But to give you an idea, if you have a site that attracts 50,000 sessions each month, your monthly ad revenue would be $1,000 based on a 20$ RPM. Similarly, if you can achieve a $30 RPM, your revenue would be $1,500.
How is Mediavine Able to Achieve More Revenue?
First of all, with Mediavine you will get more ads than with, let’s say, AdSense. And more ads, usually, means more revenue.
But Mediavine also uses asynchronous and lazy-loading technology to display ads which improve page speed and increase overall viewability, and that leads to more revenue for you as a publisher.
- Asynchronous loading:
Ads are loaded separately from the content of the actual web page a visitor is reading. As a result, the process of loading ads doesn’t impact site speed.
- Lazy loading:
Ads are only loaded when a user scrolls down the page. In other words, ads are only loaded when they are visible to the reader.
Another reason why RPM and revenue are quite high for Mediavine publishers is because of the sticky ads in the sidebar and at the bottom of each page, and also the video player ad units.

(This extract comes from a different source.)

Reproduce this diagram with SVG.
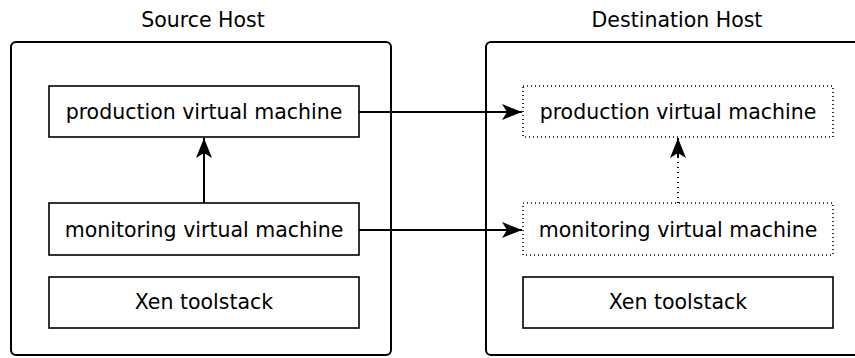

All of these adhesion units tend to perform really well.
Mediavine pays on or before the 5th of each month. Payments are on a NET 65 basis which means you get paid 65 days after the end of a given month. For example, revenue earned in January will hit your PayPal account in April.

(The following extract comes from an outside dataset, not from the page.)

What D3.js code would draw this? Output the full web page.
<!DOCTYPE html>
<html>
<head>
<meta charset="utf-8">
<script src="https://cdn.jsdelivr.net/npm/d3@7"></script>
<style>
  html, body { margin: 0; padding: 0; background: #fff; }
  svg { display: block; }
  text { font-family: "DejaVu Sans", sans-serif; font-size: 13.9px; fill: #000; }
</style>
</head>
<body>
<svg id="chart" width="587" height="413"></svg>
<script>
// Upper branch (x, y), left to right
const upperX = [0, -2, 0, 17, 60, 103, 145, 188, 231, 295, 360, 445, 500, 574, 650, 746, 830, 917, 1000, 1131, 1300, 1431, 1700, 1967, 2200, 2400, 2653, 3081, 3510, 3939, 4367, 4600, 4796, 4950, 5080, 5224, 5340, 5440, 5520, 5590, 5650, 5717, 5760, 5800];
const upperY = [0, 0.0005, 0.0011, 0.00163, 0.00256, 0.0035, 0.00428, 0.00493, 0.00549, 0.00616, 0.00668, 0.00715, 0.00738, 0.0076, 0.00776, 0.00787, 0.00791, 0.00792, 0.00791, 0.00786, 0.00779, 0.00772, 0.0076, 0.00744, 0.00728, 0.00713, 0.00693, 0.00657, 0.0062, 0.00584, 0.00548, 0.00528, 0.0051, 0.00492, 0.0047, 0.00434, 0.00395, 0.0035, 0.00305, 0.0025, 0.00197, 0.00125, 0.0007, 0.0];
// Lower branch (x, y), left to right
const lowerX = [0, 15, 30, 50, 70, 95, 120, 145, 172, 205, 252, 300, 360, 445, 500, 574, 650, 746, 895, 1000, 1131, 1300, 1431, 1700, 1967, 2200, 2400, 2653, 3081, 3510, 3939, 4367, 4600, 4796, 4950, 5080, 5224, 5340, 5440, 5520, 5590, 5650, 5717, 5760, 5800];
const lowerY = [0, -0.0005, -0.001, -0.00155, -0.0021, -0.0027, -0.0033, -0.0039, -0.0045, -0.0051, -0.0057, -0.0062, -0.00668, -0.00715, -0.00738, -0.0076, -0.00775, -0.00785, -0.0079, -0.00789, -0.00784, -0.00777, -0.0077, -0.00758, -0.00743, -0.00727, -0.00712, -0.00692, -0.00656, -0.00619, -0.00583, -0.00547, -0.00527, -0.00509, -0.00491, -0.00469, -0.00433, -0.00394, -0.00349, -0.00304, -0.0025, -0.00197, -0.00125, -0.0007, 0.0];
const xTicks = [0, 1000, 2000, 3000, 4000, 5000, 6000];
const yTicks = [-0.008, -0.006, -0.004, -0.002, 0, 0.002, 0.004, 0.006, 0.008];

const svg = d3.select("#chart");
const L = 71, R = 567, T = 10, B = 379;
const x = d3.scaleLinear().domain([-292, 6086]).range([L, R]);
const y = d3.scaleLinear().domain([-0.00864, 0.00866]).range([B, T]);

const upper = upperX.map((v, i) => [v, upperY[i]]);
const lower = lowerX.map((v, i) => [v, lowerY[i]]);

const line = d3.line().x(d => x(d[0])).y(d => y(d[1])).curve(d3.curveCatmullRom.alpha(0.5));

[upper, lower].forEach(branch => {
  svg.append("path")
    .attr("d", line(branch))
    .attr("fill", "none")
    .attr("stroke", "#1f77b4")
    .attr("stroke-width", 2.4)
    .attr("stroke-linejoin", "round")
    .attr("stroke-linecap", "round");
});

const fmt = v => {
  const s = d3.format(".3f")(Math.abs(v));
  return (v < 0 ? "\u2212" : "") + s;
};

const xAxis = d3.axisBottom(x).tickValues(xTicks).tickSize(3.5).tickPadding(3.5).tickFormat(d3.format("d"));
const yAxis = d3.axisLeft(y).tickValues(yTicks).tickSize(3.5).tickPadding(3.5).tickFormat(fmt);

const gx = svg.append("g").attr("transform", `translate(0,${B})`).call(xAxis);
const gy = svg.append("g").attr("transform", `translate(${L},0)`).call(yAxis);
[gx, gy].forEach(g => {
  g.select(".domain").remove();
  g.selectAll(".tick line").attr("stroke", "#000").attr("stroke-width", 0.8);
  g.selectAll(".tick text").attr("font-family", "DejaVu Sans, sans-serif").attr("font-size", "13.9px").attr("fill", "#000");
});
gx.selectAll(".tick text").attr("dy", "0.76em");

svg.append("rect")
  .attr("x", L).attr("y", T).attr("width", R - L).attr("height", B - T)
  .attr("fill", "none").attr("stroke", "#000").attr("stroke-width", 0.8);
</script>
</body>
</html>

As a publisher, you will receive 75% of the total monthly revenue, and Mediavine will keep 25%. There is a loyalty bonus scheme, which means you’ll receive a bigger share of the revenue the longer you stay on as a Mediavine publisher.
You can also receive a bonus based on how many ad impressions your site produces. For example, if your site produces 5 million ad impressions over the previous 30 days, the revenue share increases to 80%.
Depending on how long you’ve been with Mediavine, and how well your site is performing, a Mediavine publisher has the potential to reach a 90% revenue share.
If you’re a non-US blogger like me and you don’t want to lose money on your local bank’s or PayPal’s fees and exchange rates, then you might want to open a Wise account.
If you’re not familiar with Wise (formerly TransferWise), they are basically very similar to PayPal except that they don’t charge those crazy fees.
In my payment settings in the Mediavine dashboard, I request for my revenue to be deposited in my US bank account associated with my Wise account. This carries no fees.
Once I have received the funds in my Wise USD account, I transfer them to my local AUD bank, with minimal fees and excellent exchange rates. The process works great and is super easy.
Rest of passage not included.